Hmm, just upgraded to latest nightly, still seems the same. Does a log help? kodi.log

pkscout commented 2 years ago

@zag2me I'm seeing two odd things in that log.

  1. Kodi is passing 2021 as the "show" name for search instead of "English Premier League" which leads me to think that the Kodi source is set to point to English Premier League and not the folder containing English Premier League. The source probably needs to be fixed to either point to the parent folder or be marked as including only one TV show (which will tell Kodi to use the main source folder as the TV show name).
  2. I also saw a log entry saying No (new) information was found in dir C:\Sports\English Premier League\. I get those all the time when I'm doing scraper development. Once Kodi has traversed a directory, it won't do so unless it has changed. I usually fix that be either deleting the source and re-adding it or by going to the specific folder, changing the content to None, and then changing it back. Either reset the traversal check.
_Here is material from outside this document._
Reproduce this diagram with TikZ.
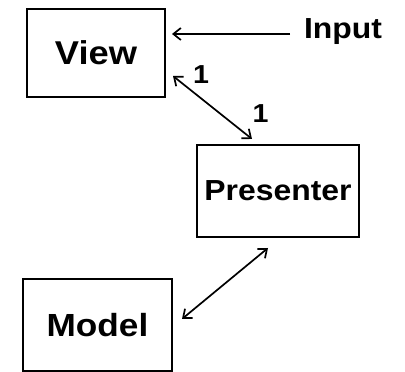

I think if you fix number 1 that it might also trigger the traversal reset issue in number 2. Once we get past these two issues, then we can try and see if the more recent nightly solved the problem for you.

zag2me commented 2 years ago

Thanks, did a complete re-install and things seem to be working as expected now. Might have been the path issue but i'm pretty sure I tried it with the root sports folder first. Or maybe a cache issue.

Anyway at least we know it works as we expect it to.

screenshot00000

pkscout commented 2 years ago

Oh good. I was out of ideas otherwise. I'm going to close this issue then. @zag2me at this point I think the scraper is feature complete. I've added some other stuff since we started this troubleshooting, so take a look at the change log to see what got added. If there are other features you were hoping for or things that aren't working the way you expect, just open another issue. When you think it's ready to go, I can do a PR to get it into the Nexus scraper repo.